Chemotherapy-induced Peripheral Neuropathy (CIPN)
Chemotherapy-Induced Peripheral Neuropathy is a common neurological disorder that adversely affects nerve fibers and/or neuronal bodies of primary sensory neurons. This loss of neuron structure and function can lead to dose reduction or discontinuation of chemotherapy treatment as well as a decrease in the quality of life of patients. Greater than 70% of individuals treated with platinum-based chemotherapeutic agents experience symptoms of peripheral neuropathy, including pain and loss of motor function as well as learning and memory impairments. Following chemotherapy, levels of tumor protein p53 increase, microtubules, which serve as a highway for the transport of proteins necessary for neuronal health, break down. HDAC6 inhibitors have been shown to decrease the accumulation of p53, rebuild ‘microtubule highways’ to restore neuronal protein transport leading to a reversal or attenuation of neuropathic pain symptoms.

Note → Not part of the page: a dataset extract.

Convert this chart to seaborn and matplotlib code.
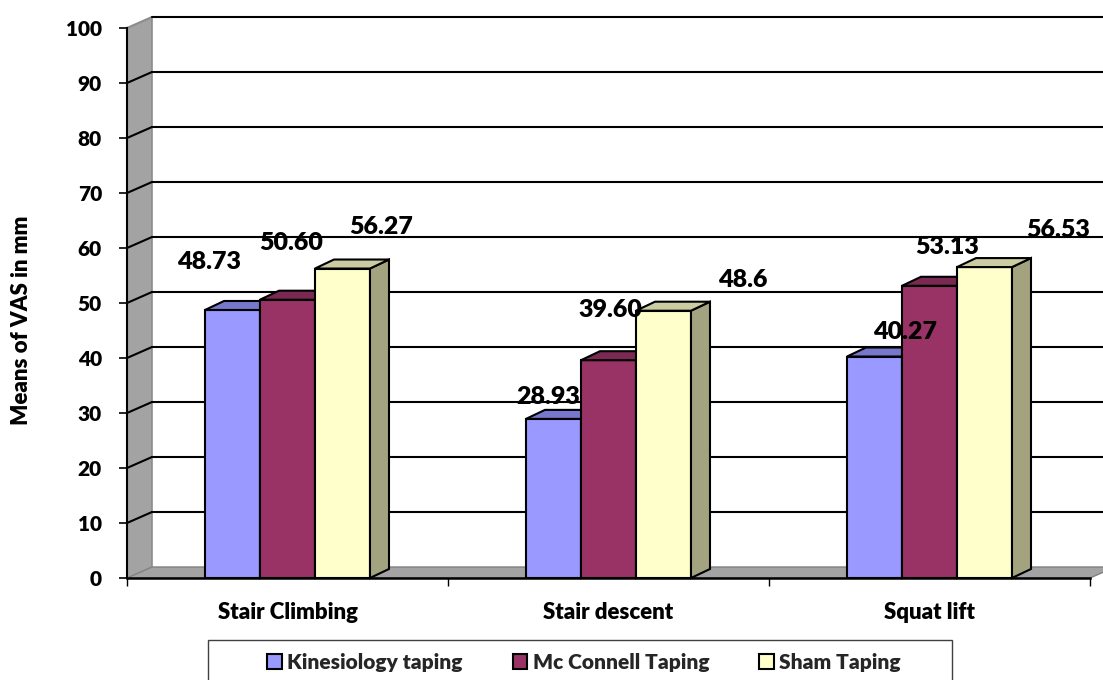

Eldridge et al., (2020) Toxicology Pathology, 48(1), 190-201; Banach et al., (2017) Brain and Behaviour, 7(1);
Bennett et al., (2014) Nature Reviews Neurology. 10, 326-336; Maj et al., (2017) Front. Mol. Neurosci. 10(108);
Ma et al., (2018) Cancer. 124(11):2289-2298
Certain human brain cells selectively die off in Parkinson’s disease. Among cells that produce the chemical messenger dopamine (green), an active AGTR1 gene (labeled in magenta) sets these vulnerable cells apart.
Parkinson's Disease (PD)
Parkinson's disease is a neurological disorder that causes unintended or uncontrollable movements, such as shaking, stiffness, and difficulty with balance and coordination. It is often age-related and is a progressive disorder that is caused by degeneration of nerve cells in the part of the brain called the substantia nigra, which controls movement by modulation of dopamine in the brain. Accumulating evidence suggests that the serotonergic system is involved in the pathophysiological basis of PD, with 5-HT receptor activation showing efficacy in alleviating multiple motor and non-motor PD symptoms including tremors, L-DOPA-induced dyskinesia, cognitive impairment, mood disorders and degeneration of dopamine neurons.

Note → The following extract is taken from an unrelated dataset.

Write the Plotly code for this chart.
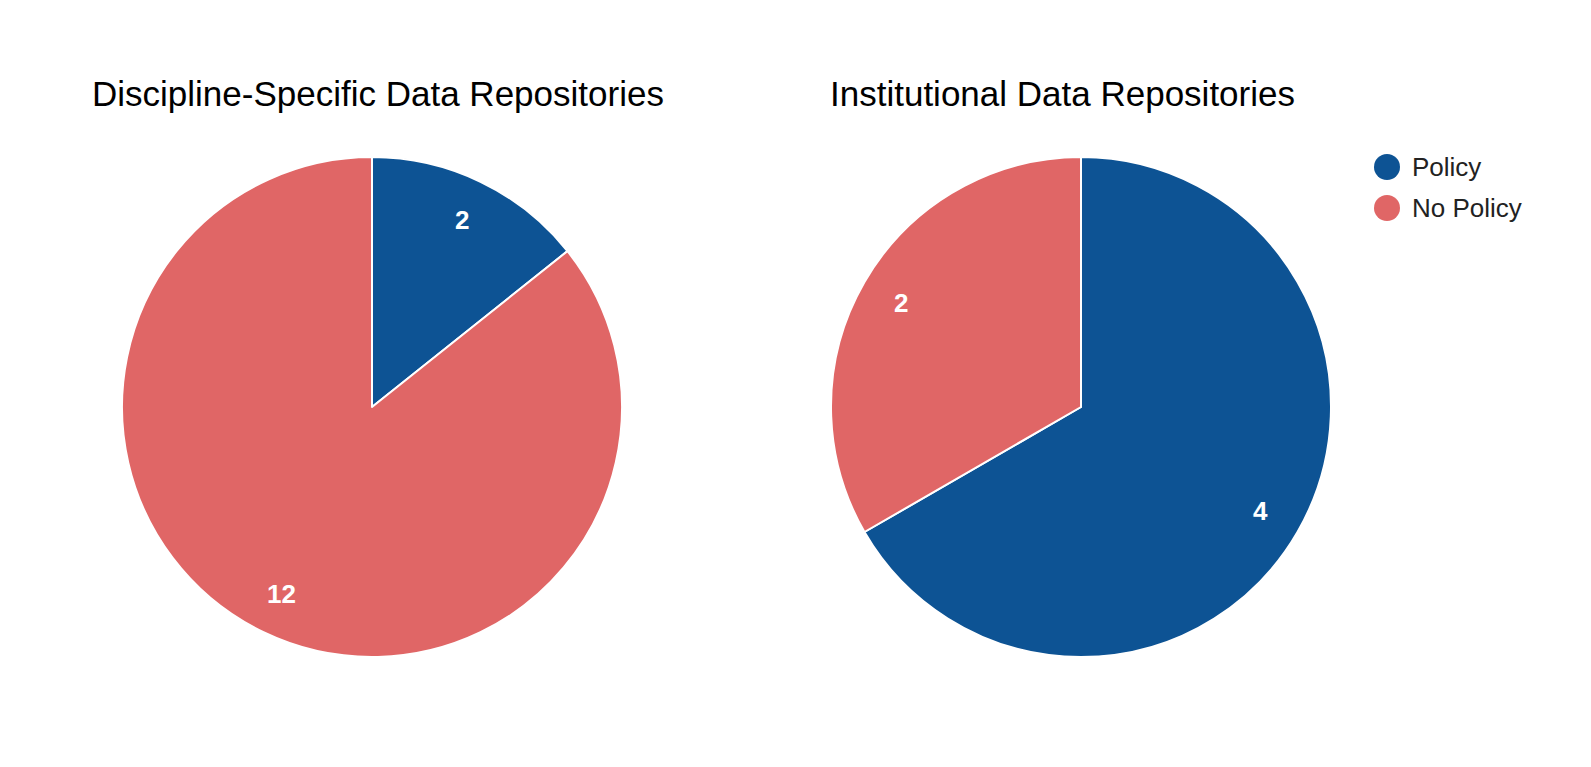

Ohno Yet al., (2015). Progress in Neurobiology. 2015;134:104-21.
Mild Cognitive Impairment (MCI) and Alzheimer's Disease (AD)
MCI is believed to serve as the prodromal stage of clinical Alzheimer’s Disease, acting as a transitional stage between normal brain aging and dementia, and is characterized by memory impairment and absence of diagnosed dementia. AD is a progressive neurodegenerative disease that is the most common form of dementia and is associated with mild memory loss that worsens over time, leading to severe cognitive decline. Currently, AD is the sixth leading cause of death in the United States, and upon diagnosis, survival rates typically range anywhere between four and twenty years. Scientific identifiers in AD include amyloid beta plaques and hyperphosphorylated Tau protein.

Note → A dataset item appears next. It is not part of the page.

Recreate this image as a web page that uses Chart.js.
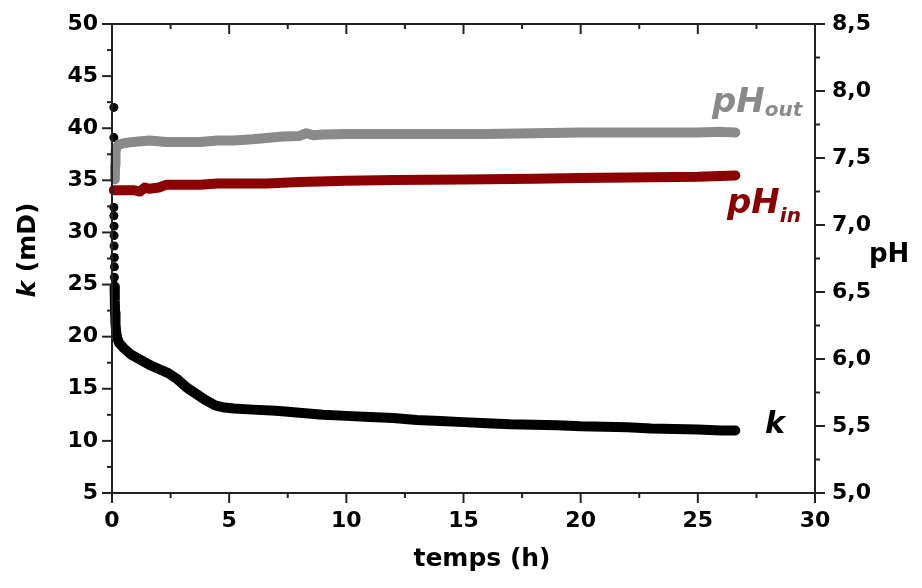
<!DOCTYPE html>
<html>
<head>
<meta charset="utf-8">
<script src="https://cdn.jsdelivr.net/npm/chart.js@4"></script>
<style>
  html, body { margin: 0; padding: 0; background: #ffffff; }
  canvas { display: block; }
</style>
</head>
<body>
<canvas id="c" width="922" height="588"></canvas>
<script>
// ---------- data ----------
const timeK = [0.08,0.08,0.08,0.08,0.09,0.09,0.09,0.10,0.10,0.10,
               0.11,0.12,0.13,0.15,0.18,0.22,0.3,0.5,0.8,1.2,
               1.6,2.0,2.4,2.8,3.2,3.6,4.0,4.4,4.8,5.2,
               6,7,8,9,10,11,12,13,14,15,
               16,17,18,19,20,21,22,23,24,25,
               26,26.6];
const kValues = [42.0,39.1,32.4,31.6,30.6,29.7,28.7,27.6,26.7,25.7,
                 24.8,23.5,22.3,21.2,20.4,19.9,19.4,18.9,18.3,17.8,
                 17.3,16.9,16.5,15.9,15.1,14.5,13.9,13.4,13.2,13.1,
                 13.0,12.9,12.7,12.5,12.4,12.3,12.2,12.0,11.9,11.8,
                 11.7,11.6,11.55,11.5,11.4,11.35,11.3,11.2,11.15,11.1,
                 11.0,11.0];
const earlyKPoints = 10; // isolated dots recorded at the very start

const timeOut = [0.12,0.13,0.15,0.2,0.3,0.5,0.9,1.6,2.3,3.0,
                 3.75,4.5,5.2,6.0,6.6,7.3,8.0,8.3,8.6,9,
                 10,12,14,16,18,20,22,24,25,26,26.6];
const phOut = [7.34,7.45,7.55,7.58,7.60,7.61,7.62,7.63,7.62,7.62,
               7.62,7.63,7.63,7.64,7.65,7.66,7.665,7.685,7.67,7.675,
               7.68,7.68,7.68,7.68,7.685,7.69,7.69,7.69,7.69,7.695,7.69];

const timeIn = [0.08,0.5,0.9,1.2,1.4,1.6,2.0,2.3,3.0,3.75,
                4.5,5.2,6.6,8.0,10,12,15,18,20,22,25,26.6];
const phIn = [7.26,7.26,7.26,7.25,7.28,7.27,7.28,7.30,7.30,7.30,
              7.31,7.31,7.31,7.32,7.33,7.335,7.34,7.345,7.35,7.355,7.36,7.37];

const xTicks = [0,5,10,15,20,25,30];
const kTicks = [5,10,15,20,25,30,35,40,45,50];
const phTicks = [5.0,5.5,6.0,6.5,7.0,7.5,8.0,8.5];
const phTickLabels = ['5,0','5,5','6,0','6,5','7,0','7,5','8,0','8,5'];

const xTitle = 'temps (h)';
const kTitleItalic = 'k';
const kTitleRest = ' (mD)';
const phTitle = 'pH';

// ---------- styles ----------
const BLACK = '#000000';
const GRAY = '#8a8a8a';
const RED = '#8b0000';
const AXIS = '#222222';
const FONT = 'DejaVu Sans';

const pts = (xs, ys) => xs.map((x, i) => ({x: x, y: ys[i]}));

const framePlugin = {
  id: 'frame',
  afterDraw(chart) {
    const {ctx, chartArea: a, scales} = chart;
    ctx.save();
    ctx.strokeStyle = AXIS;
    ctx.lineWidth = 2;
    ctx.lineCap = 'square';
    const line = (x1, y1, x2, y2) => { ctx.beginPath(); ctx.moveTo(x1, y1); ctx.lineTo(x2, y2); ctx.stroke(); };
    // box
    line(a.left, a.top, a.right, a.top);
    line(a.left, a.bottom, a.right, a.bottom);
    line(a.left, a.top, a.left, a.bottom);
    line(a.right, a.top, a.right, a.bottom);
    ctx.lineCap = 'butt';
    // ticks (major and minor)
    const tickSet = (vals, scale, draw) => {
      for (let i = 0; i < vals.length; i++) {
        const p = scale.getPixelForValue(vals[i]);
        draw(p, 10);
        if (i < vals.length - 1) {
          const pm = scale.getPixelForValue((vals[i] + vals[i + 1]) / 2);
          draw(pm, 5);
        }
      }
    };
    tickSet(xTicks, scales.x, (p, L) => { line(p, a.bottom, p, a.bottom + L); line(p, a.top, p, a.top + L); });
    tickSet(kTicks, scales.y, (p, L) => line(a.left - L, p, a.left, p));
    tickSet(phTicks, scales.y2, (p, L) => line(a.right, p, a.right + L, p));

    // axis titles
    ctx.fillStyle = BLACK;
    ctx.textBaseline = 'alphabetic';
    ctx.textAlign = 'center';
    ctx.font = 'bold 25px "' + FONT + '"';
    ctx.fillText(xTitle, 482, 566);

    ctx.textAlign = 'left';
    ctx.font = 'bold 26px "' + FONT + '"';
    ctx.fillText(phTitle, 869, 262);

    // left title rotated
    ctx.save();
    ctx.translate(35, 250);
    ctx.rotate(-Math.PI / 2);
    ctx.font = 'italic bold 25px "' + FONT + '"';
    const w1 = ctx.measureText(kTitleItalic).width;
    ctx.font = 'bold 25px "' + FONT + '"';
    const w2 = ctx.measureText(kTitleRest).width;
    const start = -(w1 + w2) / 2;
    ctx.font = 'italic bold 25px "' + FONT + '"';
    ctx.fillText(kTitleItalic, start, 0);
    ctx.font = 'bold 25px "' + FONT + '"';
    ctx.fillText(kTitleRest, start + w1, 0);
    ctx.restore();

    // series labels
    const label = (main, sub, x, y, color, size, subSize, subDy) => {
      ctx.fillStyle = color;
      ctx.font = 'italic bold ' + size + 'px "' + FONT + '"';
      ctx.fillText(main, x, y);
      const w = ctx.measureText(main).width;
      if (sub) {
        ctx.font = 'italic bold ' + subSize + 'px "' + FONT + '"';
        ctx.fillText(sub, x + w, y + subDy);
      }
    };
    label('pH', 'out', 712, 112, GRAY, 34, 20, 4);
    label('pH', 'in', 727, 213, RED, 34, 20, 9);
    label('k', null, 765, 433, BLACK, 30, 0, 0);
    ctx.restore();
  }
};

const tickFont = {family: FONT, weight: 'bold', size: 22};
const noPad = s => { s.paddingTop = 0; s.paddingBottom = 0; s.paddingLeft = 0; s.paddingRight = 0; };

new Chart(document.getElementById('c'), {
  type: 'scatter',
  data: {
    datasets: [
      {
        label: 'pHout',
        data: pts(timeOut, phOut),
        yAxisID: 'y2',
        showLine: true,
        borderColor: GRAY,
        backgroundColor: GRAY,
        borderWidth: 10,
        borderCapStyle: 'round',
        borderJoinStyle: 'round',
        pointRadius: 0,
        clip: false
      },
      {
        label: 'pHin',
        data: pts(timeIn, phIn),
        yAxisID: 'y2',
        showLine: true,
        borderColor: RED,
        backgroundColor: RED,
        borderWidth: 10,
        borderCapStyle: 'round',
        borderJoinStyle: 'round',
        pointRadius: 0,
        clip: false
      },
      {
        label: 'k',
        data: pts(timeK, kValues),
        yAxisID: 'y',
        showLine: true,
        borderColor: BLACK,
        backgroundColor: BLACK,
        borderWidth: 10,
        borderCapStyle: 'round',
        borderJoinStyle: 'round',
        pointRadius: ctx => ctx.dataIndex < earlyKPoints ? 4.5 : 0,
        pointBorderWidth: 0,
        segment: {
          borderColor: ctx => ctx.p0DataIndex < earlyKPoints - 1 ? 'rgba(0,0,0,0)' : BLACK,
          borderWidth: ctx => ctx.p0DataIndex < earlyKPoints ? 5 : 10
        },
        clip: false
      }
    ]
  },
  options: {
    responsive: false,
    devicePixelRatio: 1,
    animation: false,
    layout: { padding: { top: 24, left: 0, right: 0, bottom: 0 } },
    plugins: { legend: { display: false }, tooltip: { enabled: false } },
    scales: {
      x: {
        type: 'linear', position: 'bottom', min: 0, max: 30,
        afterBuildTicks: s => { s.ticks = xTicks.map(v => ({value: v})); },
        ticks: { font: tickFont, color: BLACK, padding: 15, maxRotation: 0,
                 callback: v => String(v) },
        grid: { display: false, drawTicks: false },
        border: { display: false },
        afterFit: s => { s.height = 95; noPad(s); }
      },
      y: {
        type: 'linear', position: 'left', min: 5, max: 50,
        afterBuildTicks: s => { s.ticks = kTicks.map(v => ({value: v})); },
        ticks: { font: tickFont, color: BLACK, padding: 14,
                 callback: v => String(v) },
        grid: { display: false, drawTicks: false },
        border: { display: false },
        afterFit: s => { s.width = 112; noPad(s); }
      },
      y2: {
        type: 'linear', position: 'right', min: 5, max: 8.5,
        afterBuildTicks: s => { s.ticks = phTicks.map(v => ({value: v})); },
        ticks: { font: tickFont, color: BLACK, padding: 17,
                 callback: v => { const i = phTicks.findIndex(t => Math.abs(t - v) < 1e-6); return i >= 0 ? phTickLabels[i] : ''; } },
        grid: { display: false, drawTicks: false },
        border: { display: false },
        afterFit: s => { s.width = 107; noPad(s); }
      }
    }
  },
  plugins: [framePlugin]
});
</script>
</body>
</html>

Bland J. (2016) Integr Med (Encinitas);15(2):12-4.
M. A. Busche and B. T. Hyman (2020) Nature Neuroscience 23, 1183–1193.
M. A. Busche and B. T. Hyman, "Synergy between amyloid-β and tau in Alzheimer’s disease" Nature Neuroscience 23, 1183–1193, 2020
Amyotrophic Lateral Sclerosis (ALS)
ALS is a progressive neurodegenerative disease that results in loss of motor function through progressive degeneration of motor neurons in the brain and spinal cord. In ALS, TDP-43 protein mislocates from the cell nucleus to the cytoplasm, axonal transport of key proteins (i.e., mitochondria) is impaired, and neurites, which help to connect neurons together become damaged. HDAC6 inhibitors have shown therapeutic efficacy in restoring neuronal function in ALS, by decreasing TDP-43 displacement, restoring axonal protein transport and improving neurite growth.
Neumann et al (2006). Science. 314(5796);
Fazal et al (2021) EMBO. 40:e106177